Site icon Sophos News

Google Chromecast and Home Speaker can leak location data to websites

It’s been recognised for years that Wi-Fi networks are a great way to find out where people are located – and living – to within an accuracy of a few metres.
Given that Google’s Maps geolocation lookup is one of the main ways this data is gathered, one might assume the company would take extra care to make sure this valuable information isn’t leaked.
Not so, according to Tripwire researcher Craig Young, who has discovered that two of its products, the Chromecast streaming dongle and Home Speaker, have design weaknesses that could be exploited to let malicious attackers get hold of users’ geolocations.
It turns out that the Home app used to configure these devices sets the device’s name and specifies its Wi-Fi connection using an insecure local backchannel with no requirement for authentication, for example being logged into a Google account.
The OS doesn’t matter – his Proof-of-Concept worked on Windows, macOS, Linux, while using Chrome or Firefox.
The end result is that a remote attacker could lure someone to a website and use the lack of authentication to execute a DNS rebinding attack to interrogate those devices as long as the page is held open for a minute or so.
This included grabbing accurate location data from Wi-Fi geolocation which, contrary to what most people assume, can be as accurate and usually faster than gathering the same information via GPS.
Wait – Wi-Fi can be better at locating people than GPS? Surprisingly, yes, which is why this method has become so important to many companies, not only Google.
How it does this is through the Service Set Identifier (SSID) which is the Wi-Fi network name, as well as by noticing the router’s unique hardware MAC address.
Every time a device such as an Android phone with high-accuracy GPS turned on connects to that router, Google associates the identifiers it already has (the SSID and MAC) with that location.
By analysing the SSID’s signal strength, over time it becomes possible to know where that router is with some accuracy.
This is great in built-up areas, because Google can feed accurate location data built from an understanding of Wi-Fi to other devices that either have their GPS turned off or can’t reach it at all.
You can test this by opening Google Maps inside Chrome’s incognito mode on a smartphone with GPS turned off and clicking on the ‘My Location’ target icon in the bottom right hand corner.
Says Young:

Maps has typically been able to locate my machine within 10 meters.

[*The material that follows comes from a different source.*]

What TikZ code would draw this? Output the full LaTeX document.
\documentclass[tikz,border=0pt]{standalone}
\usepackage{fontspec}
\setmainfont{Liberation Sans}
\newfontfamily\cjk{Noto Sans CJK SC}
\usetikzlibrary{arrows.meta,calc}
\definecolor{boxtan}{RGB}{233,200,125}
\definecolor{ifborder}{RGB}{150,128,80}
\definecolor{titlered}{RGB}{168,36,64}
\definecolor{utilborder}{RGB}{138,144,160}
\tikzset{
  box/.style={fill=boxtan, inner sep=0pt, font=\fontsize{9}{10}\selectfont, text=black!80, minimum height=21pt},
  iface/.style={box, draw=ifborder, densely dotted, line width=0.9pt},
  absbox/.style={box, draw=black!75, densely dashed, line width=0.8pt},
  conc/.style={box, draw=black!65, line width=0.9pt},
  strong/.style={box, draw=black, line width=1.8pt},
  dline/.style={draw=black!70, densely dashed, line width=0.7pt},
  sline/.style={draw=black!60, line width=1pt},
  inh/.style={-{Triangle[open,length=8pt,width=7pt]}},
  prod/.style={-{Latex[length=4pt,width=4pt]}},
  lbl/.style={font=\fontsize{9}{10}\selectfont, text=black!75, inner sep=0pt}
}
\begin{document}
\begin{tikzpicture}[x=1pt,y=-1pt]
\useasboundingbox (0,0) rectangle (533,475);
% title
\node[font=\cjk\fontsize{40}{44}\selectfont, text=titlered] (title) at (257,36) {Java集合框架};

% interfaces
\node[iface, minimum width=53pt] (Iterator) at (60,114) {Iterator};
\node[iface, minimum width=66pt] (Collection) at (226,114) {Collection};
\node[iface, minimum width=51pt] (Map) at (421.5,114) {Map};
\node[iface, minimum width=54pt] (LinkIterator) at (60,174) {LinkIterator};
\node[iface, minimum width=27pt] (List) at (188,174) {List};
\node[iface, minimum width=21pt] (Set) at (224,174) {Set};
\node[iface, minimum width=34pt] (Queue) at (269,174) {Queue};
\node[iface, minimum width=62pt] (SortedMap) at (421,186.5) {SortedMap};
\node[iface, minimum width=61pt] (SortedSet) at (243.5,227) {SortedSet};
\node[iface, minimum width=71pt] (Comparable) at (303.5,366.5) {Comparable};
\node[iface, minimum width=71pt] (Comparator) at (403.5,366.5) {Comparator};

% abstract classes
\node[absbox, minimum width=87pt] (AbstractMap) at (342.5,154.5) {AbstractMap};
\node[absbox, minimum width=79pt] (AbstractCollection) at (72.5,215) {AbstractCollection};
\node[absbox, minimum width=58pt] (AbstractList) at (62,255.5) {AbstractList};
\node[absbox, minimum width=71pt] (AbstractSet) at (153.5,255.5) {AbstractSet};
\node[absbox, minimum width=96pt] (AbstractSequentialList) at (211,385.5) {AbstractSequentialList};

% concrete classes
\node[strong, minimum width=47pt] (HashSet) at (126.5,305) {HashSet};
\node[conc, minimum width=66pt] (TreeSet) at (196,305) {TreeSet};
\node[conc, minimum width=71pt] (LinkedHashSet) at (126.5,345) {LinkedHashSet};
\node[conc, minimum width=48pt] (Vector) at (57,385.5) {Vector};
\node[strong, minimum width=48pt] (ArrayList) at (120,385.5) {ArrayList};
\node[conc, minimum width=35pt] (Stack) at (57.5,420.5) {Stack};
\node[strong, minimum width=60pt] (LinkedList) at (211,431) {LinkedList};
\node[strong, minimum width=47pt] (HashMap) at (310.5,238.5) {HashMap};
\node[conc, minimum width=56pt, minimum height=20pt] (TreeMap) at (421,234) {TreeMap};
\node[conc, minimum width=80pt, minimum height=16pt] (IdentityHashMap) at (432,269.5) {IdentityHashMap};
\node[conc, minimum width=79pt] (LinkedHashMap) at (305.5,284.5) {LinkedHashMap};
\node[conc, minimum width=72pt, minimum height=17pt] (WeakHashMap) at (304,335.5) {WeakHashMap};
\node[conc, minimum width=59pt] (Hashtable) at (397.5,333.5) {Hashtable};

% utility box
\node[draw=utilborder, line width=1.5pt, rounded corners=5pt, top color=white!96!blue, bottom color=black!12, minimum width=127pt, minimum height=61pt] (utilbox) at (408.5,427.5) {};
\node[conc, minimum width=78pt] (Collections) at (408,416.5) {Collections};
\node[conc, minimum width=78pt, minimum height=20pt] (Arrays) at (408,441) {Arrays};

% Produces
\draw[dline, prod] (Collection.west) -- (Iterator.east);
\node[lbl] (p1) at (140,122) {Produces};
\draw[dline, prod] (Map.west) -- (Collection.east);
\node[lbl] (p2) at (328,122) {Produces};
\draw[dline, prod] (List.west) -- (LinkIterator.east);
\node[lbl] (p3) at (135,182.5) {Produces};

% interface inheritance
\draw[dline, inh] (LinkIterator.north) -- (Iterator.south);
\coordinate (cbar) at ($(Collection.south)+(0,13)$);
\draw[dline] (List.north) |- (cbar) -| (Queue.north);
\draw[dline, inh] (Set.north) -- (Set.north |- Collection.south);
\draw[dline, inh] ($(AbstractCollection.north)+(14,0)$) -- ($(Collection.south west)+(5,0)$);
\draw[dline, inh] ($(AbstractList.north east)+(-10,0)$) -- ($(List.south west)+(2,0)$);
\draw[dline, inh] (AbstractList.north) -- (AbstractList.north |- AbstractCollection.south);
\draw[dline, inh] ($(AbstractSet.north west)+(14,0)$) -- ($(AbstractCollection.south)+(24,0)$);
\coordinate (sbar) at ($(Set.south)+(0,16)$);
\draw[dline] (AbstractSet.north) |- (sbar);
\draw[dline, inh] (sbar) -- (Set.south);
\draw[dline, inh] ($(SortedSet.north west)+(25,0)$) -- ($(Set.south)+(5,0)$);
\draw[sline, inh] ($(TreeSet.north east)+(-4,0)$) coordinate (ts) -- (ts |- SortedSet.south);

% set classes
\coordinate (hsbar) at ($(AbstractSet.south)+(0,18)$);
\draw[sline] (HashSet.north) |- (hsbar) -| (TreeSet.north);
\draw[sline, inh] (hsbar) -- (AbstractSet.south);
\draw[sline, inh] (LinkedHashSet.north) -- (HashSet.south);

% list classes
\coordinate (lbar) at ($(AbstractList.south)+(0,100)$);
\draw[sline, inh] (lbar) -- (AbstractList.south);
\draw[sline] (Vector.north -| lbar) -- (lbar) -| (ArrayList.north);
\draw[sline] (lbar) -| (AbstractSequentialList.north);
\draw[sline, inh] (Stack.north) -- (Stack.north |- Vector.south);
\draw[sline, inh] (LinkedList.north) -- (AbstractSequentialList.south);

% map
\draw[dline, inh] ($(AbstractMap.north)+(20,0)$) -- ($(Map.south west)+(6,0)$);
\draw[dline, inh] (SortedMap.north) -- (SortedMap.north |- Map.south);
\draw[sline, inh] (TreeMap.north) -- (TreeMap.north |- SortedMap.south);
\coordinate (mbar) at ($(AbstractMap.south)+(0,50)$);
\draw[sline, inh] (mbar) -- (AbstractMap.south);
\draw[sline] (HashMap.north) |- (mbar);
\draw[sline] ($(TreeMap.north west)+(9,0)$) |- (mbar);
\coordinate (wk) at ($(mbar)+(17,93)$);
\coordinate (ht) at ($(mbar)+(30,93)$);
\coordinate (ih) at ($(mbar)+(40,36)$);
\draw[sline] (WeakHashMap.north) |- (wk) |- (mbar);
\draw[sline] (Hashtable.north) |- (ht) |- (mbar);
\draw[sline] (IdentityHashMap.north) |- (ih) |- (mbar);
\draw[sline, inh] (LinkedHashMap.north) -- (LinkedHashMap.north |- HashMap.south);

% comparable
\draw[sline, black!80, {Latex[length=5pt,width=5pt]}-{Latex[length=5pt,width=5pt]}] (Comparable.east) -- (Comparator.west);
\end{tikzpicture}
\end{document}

But it also means that a remote attacker could do the same, using the Chromecast or Home devices to access the information they need.
It’s not hard to imagine why an attacker might want to know where somebody lives, he told the Brian Krebs website.

The implications of this are quite broad including the possibility for more effective blackmail or extortion campaigns. Threats to release compromising photos or expose some secret to friends and family could use this to lend credibility to the warnings and increase their odds of success.

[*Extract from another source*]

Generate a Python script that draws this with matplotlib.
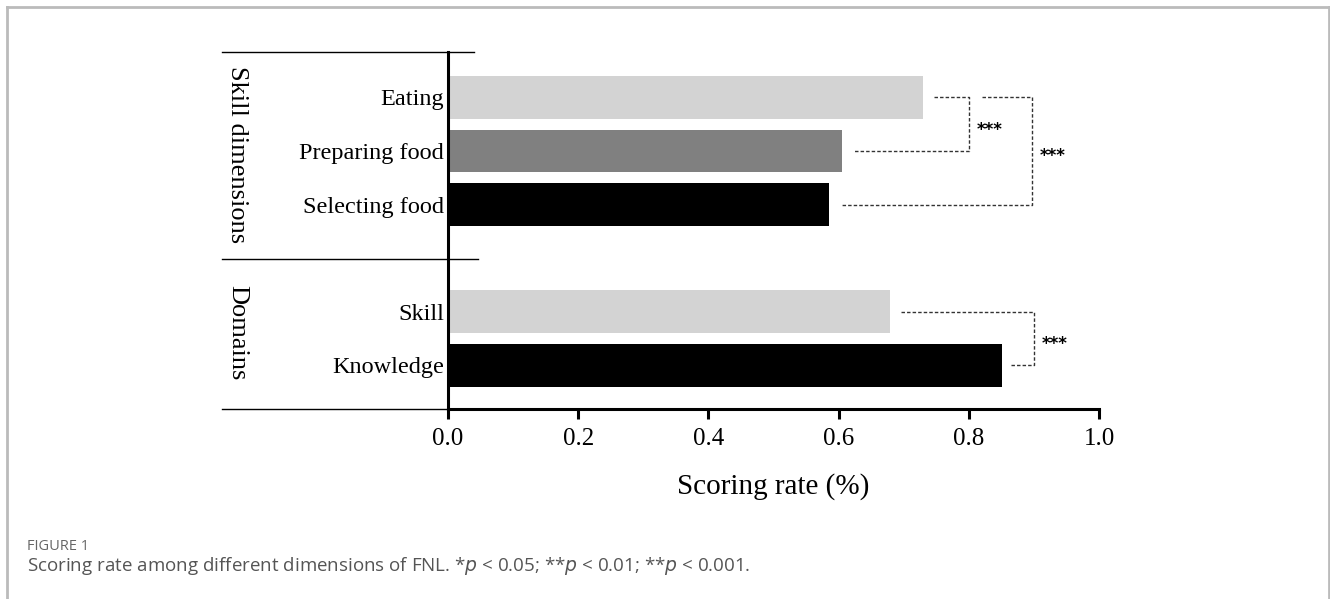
import matplotlib.pyplot as plt
from matplotlib.lines import Line2D

categories = ["Eating", "Preparing food", "Selecting food", "Skill", "Knowledge"]
values = [0.73, 0.605, 0.585, 0.679, 0.851]
positions = [5, 4, 3, 1, 0]
colors = ["#d3d3d3", "#808080", "#000000", "#d3d3d3", "#000000"]
groups = ["Skill dimensions", "Domains"]
xticks = [0.0, 0.2, 0.4, 0.6, 0.8, 1.0]
sig_labels = ["***", "***", "***"]

W, H = 1330, 599
fig = plt.figure(figsize=(W / 100, H / 100), dpi=100)

x0, x1 = 448, 1099
ytop, ybot = 52, 409
ax = fig.add_axes([x0 / W, 1 - ybot / H, (x1 - x0) / W, (ybot - ytop) / H])

serif = ["Liberation Serif", "DejaVu Serif"]

ax.barh(positions, values, height=0.8, color=colors, edgecolor="none", zorder=2)
ax.set_xlim(0, 1.0)
ax.set_ylim(-0.82, 5.85)
ax.set_yticks(positions)
ax.set_yticklabels(categories, fontfamily=serif, fontsize=17.5)
ax.set_xticks(xticks)
ax.set_xticklabels([f"{t:.1f}" for t in xticks], fontfamily=serif, fontsize=18)
ax.tick_params(axis="y", length=0, pad=3)
ax.tick_params(axis="x", length=7, width=2.2, pad=7, direction="out")
for s in ["top", "right"]:
    ax.spines[s].set_visible(False)
ax.spines["left"].set_linewidth(2.2)
ax.spines["bottom"].set_linewidth(2.2)
ax.set_xlabel("Scoring rate (%)", fontfamily=serif, fontsize=21)
ax.xaxis.set_label_coords(0.5, -(473 - ybot) / (ybot - ytop))

def fline(xa, xb, y, lw=1.0):
    fig.add_artist(Line2D([xa / W, xb / W], [1 - y / H, 1 - y / H],
                          color="black", lw=lw, transform=fig.transFigure))

fline(222, 474, 52)
fline(222, 478, 259)
fline(222, 448, 409)

fig.text(237 / W, 1 - 155 / H, groups[0], rotation=-90, ha="center", va="center",
         fontfamily=serif, fontsize=19)
fig.text(237 / W, 1 - 333 / H, groups[1], rotation=-90, ha="center", va="center",
         fontfamily=serif, fontsize=19)

dash = dict(color="#333333", lw=1.0, linestyle=(0, (2.5, 1.5)), zorder=3, clip_on=False)
off = 0.017
star = dict(ha="left", va="center", fontsize=12, fontweight="bold")
xb1 = 0.80
ax.plot([values[0] + off, xb1, xb1, values[1] + off],
        [positions[0], positions[0], positions[1], positions[1]], **dash)
ax.text(xb1 + 0.012, (positions[0] + positions[1]) / 2 - 0.1, sig_labels[0], **star)
xb2 = 0.897
ax.plot([0.82, xb2, xb2, values[2] + off],
        [positions[0], positions[0], positions[2], positions[2]], **dash)
ax.text(xb2 + 0.012, positions[1] - 0.1, sig_labels[1], **star)
xb3 = 0.90
ax.plot([values[3] + off, xb3, xb3, values[4] + off - 0.005],
        [positions[3], positions[3], positions[4], positions[4]], **dash)
ax.text(xb3 + 0.012, 0.5 - 0.1, sig_labels[2], **star)

fc = "#bbbbbb"
fig.add_artist(Line2D([6.5 / W, 1329 / W], [1 - 6.5 / H, 1 - 6.5 / H], color=fc, lw=2,
                      transform=fig.transFigure))
fig.add_artist(Line2D([6.5 / W, 6.5 / W], [0, 1 - 6.5 / H], color=fc, lw=2,
                      transform=fig.transFigure))
fig.add_artist(Line2D([1328.5 / W, 1328.5 / W], [0, 1 - 6.5 / H], color=fc, lw=2,
                      transform=fig.transFigure))

sans = ["Open Sans", "DejaVu Sans"]
fig.text(27 / W, 1 - 547 / H, "FIGURE 1", fontfamily=sans, fontsize=10.5,
         color="#666666", va="center", ha="left")
fig.text(27 / W, 1 - 566 / H,
         r"Scoring rate among different dimensions of FNL. *$\it{p}$ < 0.05; **$\it{p}$ < 0.01; **$\it{p}$ < 0.001.",
         fontfamily=sans, fontsize=13.5, color="#555555", va="center", ha="left")

fig.savefig("out.png", dpi=100)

What’s slightly unsettling is that when informed of the issue, at first Google reportedly closed it with a “Status: Won’t Fix (Intended Behavior)” message.


When Krebs contacted them, lo and behold the company had a sudden change of heart, saying it will issue a fix for the weakness in its devices in mid-July.
There isn’t really a short-term fix for this issue short of disconnecting these devices until new software becomes available. Even turning off SSID broadcast wouldn’t be sufficient and would simply make life inconvenient for the router’s users.
With warnings about poor Internet of Things (IoT) security now routine, it’s still a surprise that Google would let its devices get caught out by DNS rebinding, essentially a way to attack a private network using the browser as a proxy. (In a similar vein, remember 2014’s Chromecast Rickrolling?)